Faculty of Agronomic and Veterinary Science
- Merged into: Loyola University of Congo at its founding in 2016
- Established: 1994; 32 years ago
- Location: Kimwenza, Kinshasa, Democratic Republic of Congo;
- Director: Ghislain T. Matadi
- Affiliations: Jesuit, Catholic

= Faculty of Agronomic and Veterinary Science =

The Faculty of Agronomic and Veterinary Science (FSAV) at Loyola University of Congo dates back to Agro-Veterinary Higher Institute founded by the Society of Jesus in Kinshasa in 1994. The purpose of its founding was to further ecologically sound and sustainable food development in the central African region.

==History==
With the founding of Loyola University of Congo in 2016, ISAV was one of the two initial faculties in the new university, and was given its present name.
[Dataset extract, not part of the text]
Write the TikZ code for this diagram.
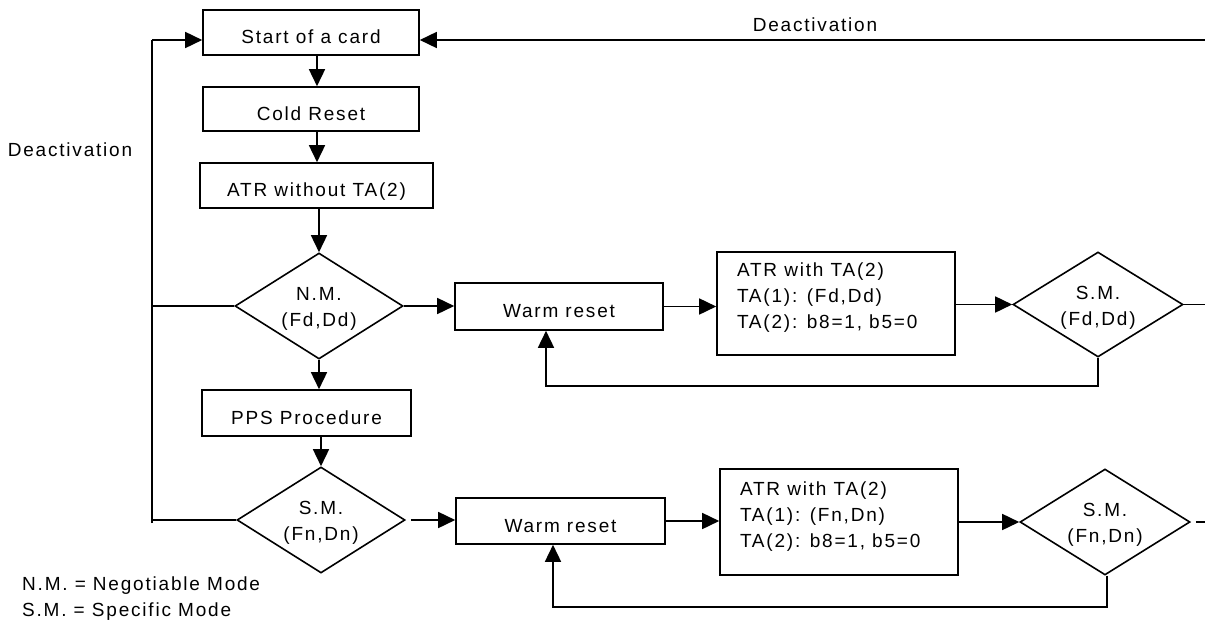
\documentclass[tikz,border=0pt]{standalone}
\usepackage{fontspec}
\setmainfont{Liberation Sans}[LetterSpace=9.5]
\usetikzlibrary{shapes.geometric,arrows.meta}
\begin{document}
\begin{tikzpicture}[x=1pt,y=-1pt,
  every node/.style={font=\fontsize{19}{26}\selectfont},
  line/.style={line width=1.6pt},
  arr/.style={line width=1.6pt,-{Triangle[length=17pt,width=16pt]}},
  box/.style={draw,line width=1.6pt,rectangle,inner sep=0pt},
  dia/.style={draw,line width=1.6pt,diamond,inner sep=0pt},
  txt/.style={inner sep=0pt}]
\useasboundingbox (0,0) rectangle (1205,621);
\newcommand{\onel}[1]{\smash{\makebox[0pt]{\raisebox{-11pt}{#1}}}}
\newcommand{\twol}[2]{\smash{\makebox[0pt]{\raisebox{-7pt}{\begin{tabular}{@{}c@{}}#1\\#2\end{tabular}}}}}
\newcommand{\atrl}[2]{\smash{\makebox[0pt][l]{\hspace*{-99pt}\raisebox{1.5pt}{\begin{tabular}{@{}l@{}}ATR with TA(2)\\TA(1): #1\\#2\end{tabular}}}}}
% boxes
\node[box,minimum width=216pt,minimum height=45pt] (start) at (311,32.5) {\onel{Start of a card}};
\node[box,minimum width=216pt,minimum height=44pt] (cold) at (311,109) {\onel{Cold Reset}};
\node[box,minimum width=233pt,minimum height=45pt] (atr0) at (316.5,185.5) {\onel{ATR without TA(2)}};
\node[dia,minimum width=168pt,minimum height=106pt] (nm) at (319,306) {\twol{N.M.}{(Fd,Dd)}};
\node[box,minimum width=209pt,minimum height=46pt] (pps) at (306.5,413) {\onel{PPS Procedure}};
\node[dia,minimum width=168pt,minimum height=106pt] (smn) at (321,520) {\twol{S.M.}{(Fn,Dn)}};
\node[box,minimum width=208pt,minimum height=47pt] (wr1) at (559,306.5) {\onel{Warm reset}};
\node[box,minimum width=209pt,minimum height=46pt] (wr2) at (560.5,521) {\onel{Warm reset}};
\node[box,minimum width=238pt,minimum height=103pt] (atr1) at (836,303.5) {\atrl{(Fd,Dd)}{TA(2): b8=1, b5=0}};
\node[box,minimum width=238pt,minimum height=106pt] (atr2) at (839,522) {\atrl{(Fn,Dn)}{TA(2): b8=1, b5=0}};
\node[dia,minimum width=170pt,minimum height=105pt] (smd1) at (1098,304.5) {\twol{S.M.}{(Fd,Dd)}};
\node[dia,minimum width=170pt,minimum height=106pt] (smd2) at (1105,522) {\twol{S.M.}{(Fn,Dn)}};
% labels
\node[txt] (deacttop) at (815,25) {Deactivation};
\node[txt] (deactleft) at (70,150) {Deactivation};
\node[txt,anchor=west] (leg1) at (22,586) {N.M. = Negotiable Mode};
\node[txt,anchor=west] (leg2) at (22,612) {S.M. = Specific Mode};
% coordinates
\coordinate (col) at (317,0);
\coordinate (topR) at (1205,40);
\coordinate (leftTop) at (152,40);
\coordinate (leftBot) at (152,523);
\coordinate (exit1) at (1205,304.5);
\coordinate (exit2) at (1205,522);
\coordinate (fb1) at (546,386);
\coordinate (fb2) at (553,607);
% connectors
\draw[arr] (start.south -| col) -- (cold.north -| col);
\draw[arr] (cold.south -| col) -- (atr0.north -| col);
\draw[arr] (nm.north |- atr0.south) -- (nm.north);
\draw[arr] (nm.south) -- (nm.south |- pps.north);
\draw[arr] (pps.south -| smn.north) -- (smn.north);
\draw[arr] (topR) -- (topR -| start.east);
\draw[line] (leftBot) -- (leftTop);
\draw[arr] (leftTop) -- (leftTop -| start.west);
\draw[line] (nm.west) -- (nm.west -| leftTop);
\draw[line] (smn.west) -- (smn.west -| leftTop);
\draw[arr] (nm.east) -- (nm.east -| wr1.west);
\draw[arr,shorten <=5pt] (smn.east) -- (smn.east -| wr2.west);
\draw[arr] (wr1.east) -- (wr1.east -| atr1.west);
\draw[arr] (wr2.east) -- (wr2.east -| atr2.west);
\draw[arr] (smd1.west -| atr1.east) -- (smd1.west);
\draw[arr] (atr2.east) -- (smd2.west);
\draw[line] (smd1.east) -- (exit1);
\draw[line,shorten <=5pt] (smd2.east) -- (exit2);
\draw[arr] (smd1.south) |- (fb1) -- (fb1 |- wr1.south);
\draw[arr] ([xshift=2pt]smd2.south) |- (fb2) -- (fb2 |- wr2.south);
\end{tikzpicture}
\end{document}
FSAV does research in agriculture, veterinary science, and sustainable development, where sustainability involves anthropological, social, and economic factors.

== Programs ==
- licentiate in agro-veterinary science. Masters programs are offered in agricultural forestry, food production, and agribusiness. The doctoral program takes 8 years.
- CERED is a program of FSAV which includes researchers, students, and local communities, in pursuit of a Jesuit vision for the world today.